Julian Woods, previously with the Melbourne Telegraph and The Age, and the Perth Daily News, was a sub-editor 1913.

Harry Kneebone returned to the editor's chair in 1916, with the paper in decline. In 1910 the paper had 12 pages and cover price was 1d.; by 1924 it had 4 pages for 1½d and although the Advertiser was the same price it boasted 16 pages. The perceived poorer value resulted in a decreased circulation and reduced advertising revenue, and the paper's financial position, already shaky, became dire. A meeting of shareholders 23 June 1924 decided on immediate voluntary liquidation.

==="Laradale" and Seth Ferry===
Between 9 March 1918 and 1 February 1919 The Herald ran a weekly feature, instalments 1–35 bylined "Laradale" (William W. Goddard), based on interviews with, and unpublished memoirs of, Seth "The Master" Ferry, a major figure of the Adelaide turf scene for some 50 years. Chapters from #36 were not attributed, and may have been written by Ferry himself, and the series ended peremptorily at #46 with no explanation.

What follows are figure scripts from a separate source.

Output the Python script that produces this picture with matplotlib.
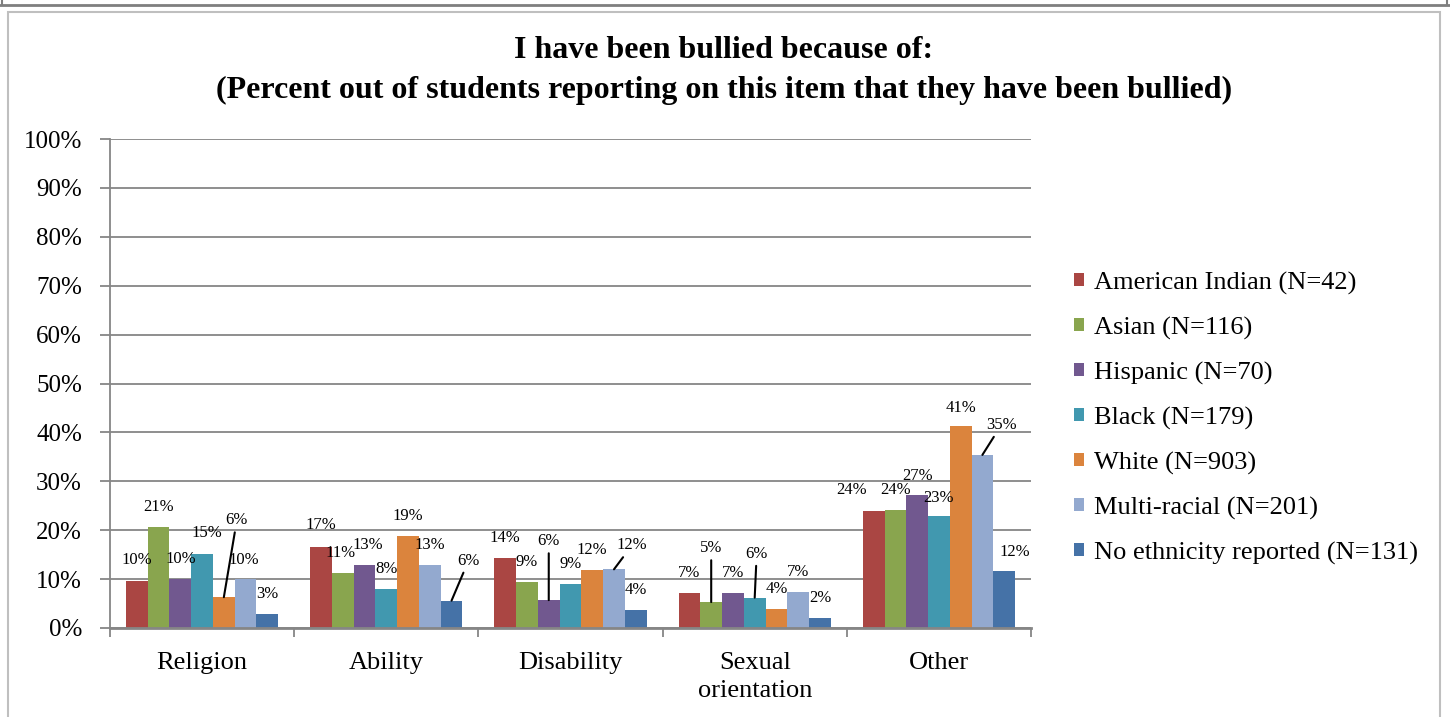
import numpy as np
import matplotlib
matplotlib.use("Agg")
import matplotlib.pyplot as plt
from matplotlib.patches import Patch, Rectangle
from matplotlib.lines import Line2D

plt.rcParams['font.family'] = ['Liberation Serif', 'DejaVu Serif']

categories = ["Religion", "Ability", "Disability", "Sexual\norientation", "Other"]
groups = ["American Indian (N=42)", "Asian (N=116)", "Hispanic (N=70)",
          "Black (N=179)", "White (N=903)", "Multi-racial (N=201)",
          "No ethnicity reported (N=131)"]

# percent of students, per category
american_indian = [9.6, 16.6, 14.4, 7.2, 23.9]
asian = [20.7, 11.2, 9.4, 5.3, 24.2]
hispanic = [10.0, 12.9, 5.7, 7.2, 27.2]
black = [15.1, 8.0, 9.1, 6.2, 23.0]
white = [6.3, 18.8, 11.9, 3.9, 41.4]
multi_racial = [10.0, 12.9, 12.0, 7.4, 35.4]
no_ethnicity = [2.9, 5.6, 3.7, 2.0, 11.6]

series = [american_indian, asian, hispanic, black, white, multi_racial, no_ethnicity]
colors = ["#AA4643", "#89A54E", "#71588F", "#4198AF", "#DB843D", "#93A9CF", "#4572A7"]

# label placement (pixels from bar top), default is straight above
label_offsets = {
    (0, 0): (0, 21), (0, 3): (5, 21), (0, 4): (13, 77), (0, 5): (-2, 19),
    (1, 0): (0, 22), (1, 1): (-2, 20), (1, 2): (3, 20), (1, 6): (17, 40),
    (2, 2): (0, 59), (2, 5): (18, 24),
    (3, 1): (0, 54), (3, 3): (2, 44),
    (4, 0): (-22, 21), (4, 2): (0, 19), (4, 3): (0, 18), (4, 4): (0, 18),
    (4, 5): (19, 30), (4, 6): (11, 19),
}
leaders = {(0, 4), (1, 6), (2, 2), (2, 5), (3, 1), (3, 3), (4, 5)}

W, H = 1450, 717
fig = plt.figure(figsize=(W / 100, H / 100), dpi=100)
ax = fig.add_axes([110 / W, 1 - 628 / H, (1031 - 110) / W, (628 - 139) / H])

grid_col = "#868686"
x = np.arange(len(categories))
n = len(series)
bw = 1 / (n + 1.47)

for j, (vals, col) in enumerate(zip(series, colors)):
    xs = x + (j - (n - 1) / 2) * bw
    ax.bar(xs, vals, width=bw, color=col, edgecolor="none", zorder=2)
    for i, v in enumerate(vals):
        dx, dy = label_offsets.get((i, j), (0, 20))
        kw = {}
        if (i, j) in leaders:
            kw["arrowprops"] = dict(arrowstyle="-", color="black", lw=1.5,
                                    shrinkA=1, shrinkB=0)
        ax.annotate(f"{round(v)}%", xy=(xs[i], v), xytext=(dx, dy),
                    textcoords="offset pixels", ha="center", va="center",
                    fontsize=12, **kw)

ax.set_xlim(-0.5, len(categories) - 0.5)
ax.set_ylim(0, 100)
ax.set_yticks(np.arange(0, 101, 10))
ax.set_yticklabels([f"{t}%" for t in range(0, 101, 10)])
ax.yaxis.grid(True, color=grid_col, lw=1.3)
ax.set_axisbelow(True)

ax.set_xticks(x)
ax.set_xticklabels(categories, fontsize=19, linespacing=1.35)
ax.set_xticks(np.arange(-0.5, len(categories)), minor=True)
ax.tick_params(axis="x", which="major", length=0, pad=17)
ax.tick_params(axis="x", which="minor", length=6.5, width=1.3, color=grid_col)
ax.tick_params(axis="y", length=7.2, width=1.3, color=grid_col, labelsize=18, pad=13)

for s in ["top", "right"]:
    ax.spines[s].set_visible(False)
ax.spines["left"].set_color(grid_col)
ax.spines["left"].set_linewidth(1.3)
ax.spines["bottom"].set_color(grid_col)
ax.spines["bottom"].set_linewidth(2)

handles = [Patch(facecolor=c, edgecolor="none") for c in colors]
ax.legend(handles, groups, loc="center left",
          bbox_to_anchor=(1074 / W, 1 - 418 / H), bbox_transform=fig.transFigure,
          frameon=False, fontsize=19, handlelength=0.38, handleheight=0.38,
          handletextpad=0.38, labelspacing=0.83, borderpad=0, borderaxespad=0)

fig.text(724 / W, 1 - 50 / H, "I have been bullied because of:",
         ha="center", va="center", fontsize=23, fontweight="bold")
fig.text(724 / W, 1 - 90 / H,
         "(Percent out of students reporting on this item that they have been bullied)",
         ha="center", va="center", fontsize=23, fontweight="bold")

# surrounding frames
fig.add_artist(Rectangle((8 / W, -0.1), (1440 - 8) / W, 1.1 - 12 / H,
                         transform=fig.transFigure, fill=False,
                         edgecolor="#bfbfbf", lw=1.5))
fig.add_artist(Line2D([0, 1], [1 - 5 / H] * 2, transform=fig.transFigure,
                      color="#7f7f7f", lw=2))
for px in (2, 1447):
    fig.add_artist(Line2D([px / W] * 2, [1 - 5 / H, 1], transform=fig.transFigure,
                          color="#7f7f7f", lw=1.5))

fig.savefig("out.png", dpi=100)
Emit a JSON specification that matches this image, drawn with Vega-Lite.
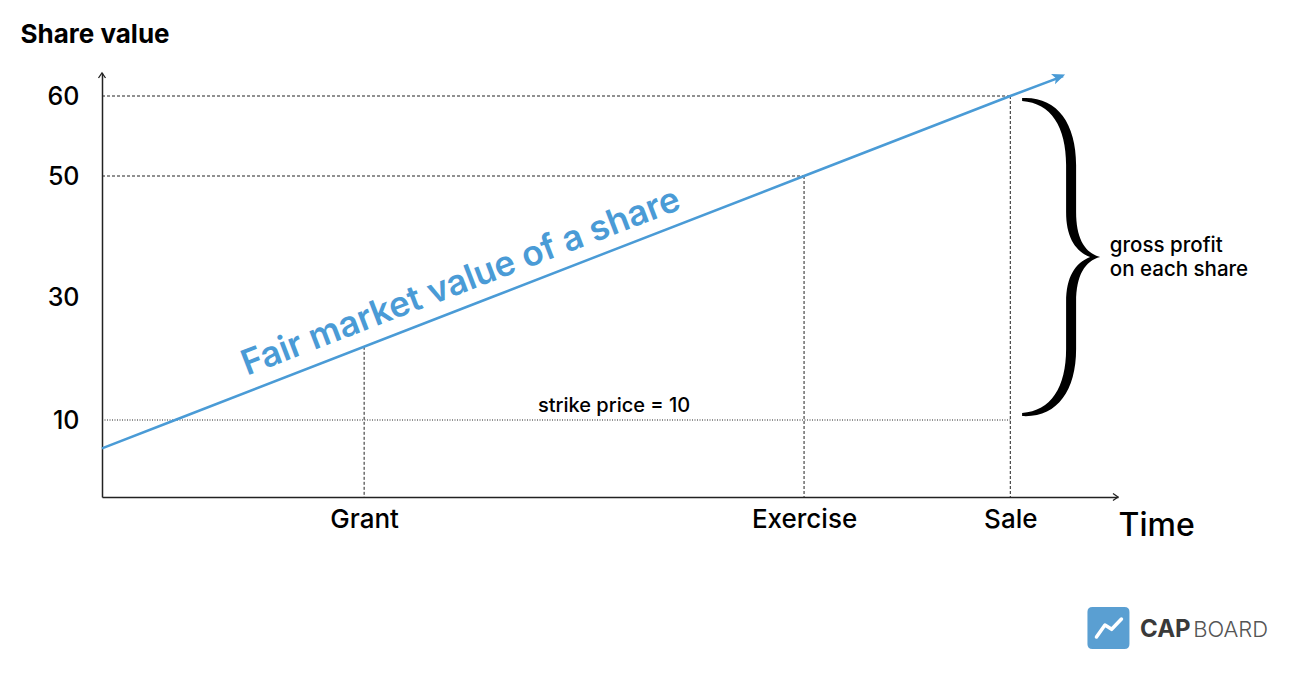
{
  "$schema": "https://vega.github.io/schema/vega-lite/v6.json",
  "width": 1016,
  "height": 424,
  "autosize": "none",
  "padding": {"left": 102, "top": 73, "right": 198, "bottom": 183},
  "background": "white",
  "config": {"view": {"stroke": null}, "font": "Inter"},
  "encoding": {
    "x": {
      "field": "t", "type": "quantitative",
      "scale": {"domain": [0, 100], "zero": false, "nice": false},
      "axis": {
        "values": [25.8, 69.1, 89.4],
        "labelExpr": "datum.value < 40 ? 'Grant' : (datum.value < 80 ? 'Exercise' : 'Sale')",
        "ticks": false, "grid": false,
        "domainColor": "#222", "domainWidth": 1.5,
        "labelFont": "Inter", "labelFontSize": 26, "labelFontWeight": 500, "labelColor": "#000", "labelPadding": 9,
        "labelFlush": false, "labelOverlap": false, "labelBound": false,
        "title": "Time", "titleFont": "Inter", "titleFontSize": 32, "titleFontWeight": 500,
        "titleColor": "#000", "titleX": 1016, "titleY": 28, "titleAlign": "left", "titleBaseline": "middle", "titleAnchor": null
      }
    },
    "y": {
      "field": "v", "type": "quantitative",
      "scale": {"domain": [-2.5, 10, 30, 50, 60, 63], "range": [424, 347, 224, 103, 23, 0], "zero": false, "nice": false},
      "axis": {
        "values": [10, 30, 50, 60],
        "ticks": false, "grid": false,
        "domainColor": "#222", "domainWidth": 1.5,
        "labelFont": "Inter", "labelFontSize": 25, "labelFontWeight": 500, "labelColor": "#000", "labelPadding": 23,
        "labelOverlap": false, "labelBound": false,
        "title": "Share value", "titleFont": "Inter", "titleFontSize": 26, "titleFontWeight": "bold",
        "titleColor": "#000", "titleAngle": 0, "titleX": -82, "titleY": -39, "titleAlign": "left", "titleBaseline": "middle", "titleAnchor": null
      }
    }
  },
  "layer": [
    {
      "data": {"values": [
        {"t": 0, "t2": 89.4, "v": 60, "v2": 60},
        {"t": 0, "t2": 69.1, "v": 50, "v2": 50},
        {"t": 25.8, "t2": 25.8, "v": 21.9, "v2": -2.5},
        {"t": 69.1, "t2": 69.1, "v": 50, "v2": -2.5},
        {"t": 89.4, "t2": 89.4, "v": 60, "v2": -2.5}
      ]},
      "mark": {"type": "rule", "color": "#222", "strokeWidth": 1, "strokeDash": [3, 2]},
      "encoding": {"x2": {"field": "t2"}, "y2": {"field": "v2"}}
    },
    {
      "data": {"values": [{"t": 0, "t2": 89.4, "v": 10, "v2": 10}]},
      "mark": {"type": "rule", "color": "#222", "strokeWidth": 1, "strokeDash": [1, 1.5]},
      "encoding": {"x2": {"field": "t2"}, "y2": {"field": "v2"}}
    },
    {
      "data": {"values": [
        {"t": 0, "v": 5.4}, {"t": 7.2, "v": 10}, {"t": 38.4, "v": 30},
        {"t": 69.1, "v": 50}, {"t": 89.4, "v": 60}, {"t": 94.6, "v": 62.6}
      ]},
      "mark": {"type": "line", "color": "#4a9bd6", "strokeWidth": 2.5}
    },
    {
      "data": {"values": [{"t": 94.8, "v": 62.8}]},
      "mark": {"type": "point", "shape": "M 0,0 L -13,-5.5 L -10,0 L -13,5.5 Z", "size": 4, "angle": 338.8,
               "filled": true, "fill": "#4a9bd6", "strokeWidth": 0, "opacity": 1}
    },
    {
      "data": {"values": [{"t": 0, "v": 63}]},
      "mark": {"type": "point", "shape": "M -3.5,5 L 0,0 L 3.5,5", "size": 4,
               "filled": false, "stroke": "#222", "strokeWidth": 1.3, "opacity": 1}
    },
    {
      "data": {"values": [{"t": 100, "v": -2.5}]},
      "mark": {"type": "point", "shape": "M -5,-3.5 L 0,0 L -5,3.5", "size": 4,
               "filled": false, "stroke": "#222", "strokeWidth": 1.3, "opacity": 1}
    },
    {
      "data": {"values": [{"t": 94.4, "v": 36.6}]},
      "mark": {"type": "point",
               "shape": "M -39,-159 C -5,-161 15,-135 15,-92 L 15,-45 C 15,-18 24,-4 39,0 C 24,4 15,18 15,45 L 15,92 C 15,135 -5,161 -39,159 L -39,156 C -10,154 5,130 5,92 L 5,45 C 5,20 14,6 29,0 C 14,-6 5,-20 5,-45 L 5,-92 C 5,-130 -10,-154 -39,-156 Z",
               "size": 4, "filled": true, "fill": "#000", "strokeWidth": 0, "opacity": 1}
    },
    {
      "data": {"values": [{"t": 35.7, "v": 30.8, "label": "Fair market value of a share"}]},
      "mark": {"type": "text", "font": "Inter", "fontSize": 35, "fontWeight": 600, "color": "#4a9bd6",
               "angle": 339, "align": "center", "baseline": "alphabetic"},
      "encoding": {"text": {"field": "label"}}
    },
    {
      "data": {"values": [{"t": 50.4, "v": 11.3, "label": "strike price = 10"}]},
      "mark": {"type": "text", "font": "Inter", "fontSize": 20, "fontWeight": 500, "color": "#000", "align": "center", "baseline": "alphabetic"},
      "encoding": {"text": {"field": "label"}}
    },
    {
      "data": {"values": [{"t": 99.2, "v": 37.5, "label": "gross profit\non each share"}]},
      "mark": {"type": "text", "font": "Inter", "fontSize": 20.5, "fontWeight": 500, "lineHeight": 24, "lineBreak": "\n", "color": "#000", "align": "left", "baseline": "alphabetic"},
      "encoding": {"text": {"field": "label"}}
    },
    {
      "data": {"values": [{"t": 99.06, "v": -23.77}]},
      "mark": {"type": "point",
               "shape": "M -21,-16 Q -21,-21 -16,-21 L 16,-21 Q 21,-21 21,-16 L 21,16 Q 21,21 16,21 L -16,21 Q -21,21 -21,16 Z",
               "size": 4, "filled": true, "fill": "#5a9fd2", "strokeWidth": 0, "opacity": 1}
    },
    {
      "data": {"values": [{"t": 99.06, "v": -23.77}]},
      "mark": {"type": "point", "shape": "M -12,9 L -3.5,-3 L 3.2,1.3 L 13,-9", "size": 4,
               "filled": false, "stroke": "white", "strokeWidth": 3.5, "strokeCap": "round", "strokeJoin": "round", "opacity": 1}
    },
    {
      "data": {"values": [{"t": 102.17, "v": -25.2, "label": "CAP"}]},
      "mark": {"type": "text", "font": "Inter", "fontSize": 24, "fontWeight": "bold", "color": "#3a3a3a", "align": "left", "baseline": "alphabetic"},
      "encoding": {"text": {"field": "label"}}
    },
    {
      "data": {"values": [{"t": 107.4, "v": -25.2, "label": "BOARD"}]},
      "mark": {"type": "text", "font": "Inter", "fontSize": 22, "fontWeight": 300, "color": "#555", "align": "left", "baseline": "alphabetic"},
      "encoding": {"text": {"field": "label"}}
    }
  ]
}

Goddard successfully sued the Co-operative Printing and Publishing Company, publishers of The Daily Herald for withholding part of his wages. Goddard's accounts of details of his contract were refuted by The Herald.

==Printing==
===The Weekly Herald===
Though some preliminary arrangements may have been made with C. W. Chandler, printing was first contracted out to Webb & Son of 28 Grenfell Street. In January 1896 the contract was changed to Scrymgour & Sons of King William Street.
A fortnight later Ralph William Webb and Henry Arthur Webb petitioned for the winding up of the Co-operative Printing and Publishing Company, producers of The Herald, on the grounds of unpaid debts. From June 1896, Trades Hall had its own printing facilities.

===The Daily Herald===
Having decided to publish daily, it was necessary to upgrade the printing machinery. A rotary press would have been ideal, but the lead time for manufacture and shipping to Adelaide was too great, so they settled on a secondhand "Victory" web printing press, ex-Melbourne. A "state of the art" stereotyping plant and five Mergenthaler linotype compositing machines (four Model No. 1 duplex single-letter machines and one Model No. 4 machine) were sent out from the Broadheath, Greater Manchester factory, and were received eight weeks from placing the order.

===Other work===
From November 1913 printing of The Southern Cross went from Scrymgour & Son to the Co-operative Printing and Publishing Company.

==Digitisation==
The National Library of Australia has digitised photographic copies as part of the Australian Newspapers Digitisation Project.